**What needs to be done:**
Omit the pictures and print exactly the lines of the listing below, starting at the first and ending at the line containing "const fgR_FP_G3 = [1.6, 15.7, 21.1, 17.3, 15.3];".
### Data extract ###
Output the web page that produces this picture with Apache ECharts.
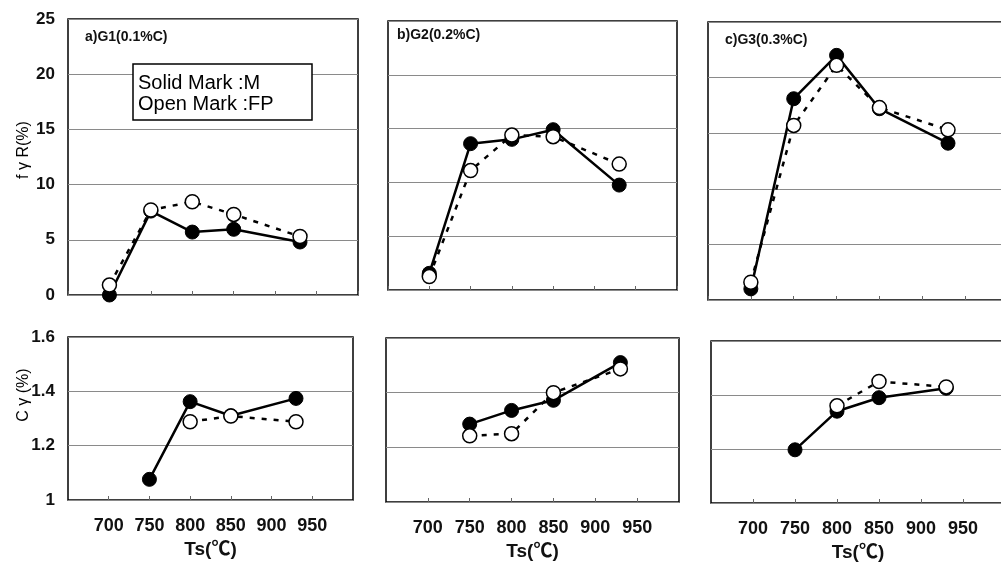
<!DOCTYPE html>
<html>
<head>
<meta charset="utf-8">
<script src="https://cdn.jsdelivr.net/npm/echarts@6/dist/echarts.min.js"></script>
<style>
html,body{margin:0;padding:0;background:#fff;}
#chart{width:1001px;height:563px;}
</style>
</head>
<body>
<div id="chart"></div>
<script>
// ---- data ----
const TS = [700, 750, 800, 850, 930];              // Ts (°C)
const xTicks = [650, 700, 750, 800, 850, 900, 950, 1000];
const panelTitles = ['a)G1(0.1%C)', 'b)G2(0.2%C)', 'c)G3(0.3%C)'];

// fγR (%)  solid = M, open = FP
const fgR_M_G1  = [0, 7.6, 5.7, 5.95, 4.8];
const fgR_FP_G1 = [0.9, 7.7, 8.45, 7.3, 5.3];
const fgR_M_G2  = [1.55, 13.6, 14.0, 14.9, 9.75];
const fgR_FP_G2 = [1.25, 11.1, 14.4, 14.25, 11.7];
const fgR_M_G3  = [1.0, 18.1, 22.0, 17.2, 14.1];
const fgR_FP_G3 = [1.6, 15.7, 21.1, 17.3, 15.3];

// Cγ (%)
const Cg_M_G1  = [null, 1.076, 1.362, 1.31, 1.374];
const Cg_FP_G1 = [null, null, 1.288, 1.309, 1.288];
const Cg_M_G2  = [null, 1.285, 1.335, 1.372, 1.51];
const Cg_FP_G2 = [null, 1.242, 1.25, 1.40, 1.487];
const Cg_M_G3  = [null, 1.197, 1.34, 1.39, 1.425];
const Cg_FP_G3 = [null, null, 1.36, 1.45, 1.43];

const yTop = {min: 0, max: 25, interval: 5};
const yBot = {min: 1, max: 1.6, interval: 0.2};

// ---- layout ----
const FONT = '"Liberation Sans", Arial, "Noto Sans CJK JP", sans-serif';
const grids = [
  {left: 68,  top: 19, width: 290, height: 276},
  {left: 388, top: 21, width: 289, height: 269},
  {left: 708, top: 22, width: 300, height: 278},
  {left: 68,  top: 337, width: 285, height: 163},
  {left: 386, top: 338, width: 293, height: 164},
  {left: 711, top: 341, width: 294, height: 162}
].map(g => Object.assign({show: true, borderColor: '#000', borderWidth: 1.5, backgroundColor: '#fff',
                          outerBoundsMode: 'none'}, g));

const xAxes = grids.map((g, i) => ({
  type: 'value', gridIndex: i, min: xTicks[0], max: xTicks[xTicks.length - 1], interval: 50,
  axisLine: {show: false},
  axisTick: {show: true, inside: true, length: 4, lineStyle: {color: '#666'}},
  splitLine: {show: false},
  axisLabel: {show: i >= 3, showMinLabel: false, showMaxLabel: false, margin: 17,
              fontSize: 18, fontWeight: 'bold', color: '#111', fontFamily: FONT},
  name: i >= 3 ? 'Ts(℃)' : '', nameLocation: 'middle', nameGap: 40,
  nameTextStyle: {fontSize: 19, fontWeight: 'bold', color: '#111', fontFamily: FONT}
}));

const yAxes = grids.map((g, i) => {
  const s = i < 3 ? yTop : yBot;
  return {
    type: 'value', gridIndex: i, min: s.min, max: s.max, interval: s.interval,
    axisLine: {show: false}, axisTick: {show: false},
    splitLine: {show: true, lineStyle: {color: '#8a8a8a', width: 1}},
    axisLabel: {show: i === 0 || i === 3, margin: 13, fontSize: 17, fontWeight: 'bold', color: '#111', fontFamily: FONT,
                formatter: v => (i === 3 ? (Math.abs(v - 1) < 1e-9 ? '1' : v.toFixed(1)) : String(v))}
  };
});

const pairs = arr => TS.map((t, k) => [t, arr[k]]).filter(p => p[1] !== null);

function solid(idx, arr) {
  return {type: 'line', xAxisIndex: idx, yAxisIndex: idx, data: pairs(arr), clip: false, z: 3,
    symbol: 'circle', symbolSize: 14, itemStyle: {color: '#000', borderColor: '#000', borderWidth: 1},
    lineStyle: {color: '#000', width: 2.5}, animation: false};
}
function open(idx, arr) {
  return {type: 'line', xAxisIndex: idx, yAxisIndex: idx, data: pairs(arr), clip: false, z: 4,
    symbol: 'circle', symbolSize: 14, itemStyle: {color: '#fff', borderColor: '#000', borderWidth: 1.5},
    lineStyle: {color: '#000', width: 2.5, type: [5, 7]}, animation: false};
}

const series = [
  solid(0, fgR_M_G1), open(0, fgR_FP_G1),
  solid(1, fgR_M_G2), open(1, fgR_FP_G2),
  solid(2, fgR_M_G3), open(2, fgR_FP_G3),
  solid(3, Cg_M_G1), open(3, Cg_FP_G1),
  solid(4, Cg_M_G2), open(4, Cg_FP_G2),
  solid(5, Cg_M_G3), open(5, Cg_FP_G3)
];

const titlePos = [[85, 30], [397, 28], [725, 33]];
const graphic = [
  ...panelTitles.map((t, i) => ({type: 'text', left: titlePos[i][0], top: titlePos[i][1], z: 10,
    style: {text: t, fontSize: 14, fontWeight: 'bold', fill: '#111', fontFamily: FONT}})),
  {type: 'rect', shape: {x: 133, y: 64, width: 179, height: 56}, z: 10,
   style: {fill: '#fff', stroke: '#000', lineWidth: 1.5}},
  {type: 'text', x: 138, y: 83, z: 11, style: {text: 'Solid Mark :M', fontSize: 20, fill: '#000', fontFamily: FONT, verticalAlign: 'middle'}},
  {type: 'text', x: 138, y: 104, z: 11, style: {text: 'Open Mark :FP', fontSize: 20, fill: '#000', fontFamily: FONT, verticalAlign: 'middle'}},
  {type: 'text', x: 24, y: 150, rotation: Math.PI / 2, z: 10,
   style: {text: 'f γ R(%)', fontSize: 16, fill: '#000', fontFamily: FONT, align: 'center', verticalAlign: 'middle'}},
  {type: 'text', x: 24, y: 395, rotation: Math.PI / 2, z: 10,
   style: {text: 'C γ (%)', fontSize: 16, fill: '#000', fontFamily: FONT, align: 'center', verticalAlign: 'middle'}}
];

const chart = echarts.init(document.getElementById('chart'), null, {renderer: 'canvas'});
chart.setOption({
  backgroundColor: '#fff',
  animation: false,
  grid: grids, xAxis: xAxes, yAxis: yAxes, series: series, graphic: graphic
});
</script>
</body>
</html>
###
**Full response:**
Output the web page that produces this picture with Apache ECharts.
<!DOCTYPE html>
<html>
<head>
<meta charset="utf-8">
<script src="https://cdn.jsdelivr.net/npm/echarts@6/dist/echarts.min.js"></script>
<style>
html,body{margin:0;padding:0;background:#fff;}
#chart{width:1001px;height:563px;}
</style>
</head>
<body>
<div id="chart"></div>
<script>
// ---- data ----
const TS = [700, 750, 800, 850, 930];              // Ts (°C)
const xTicks = [650, 700, 750, 800, 850, 900, 950, 1000];
const panelTitles = ['a)G1(0.1%C)', 'b)G2(0.2%C)', 'c)G3(0.3%C)'];

// fγR (%)  solid = M, open = FP
const fgR_M_G1  = [0, 7.6, 5.7, 5.95, 4.8];
const fgR_FP_G1 = [0.9, 7.7, 8.45, 7.3, 5.3];
const fgR_M_G2  = [1.55, 13.6, 14.0, 14.9, 9.75];
const fgR_FP_G2 = [1.25, 11.1, 14.4, 14.25, 11.7];
const fgR_M_G3  = [1.0, 18.1, 22.0, 17.2, 14.1];
const fgR_FP_G3 = [1.6, 15.7, 21.1, 17.3, 15.3];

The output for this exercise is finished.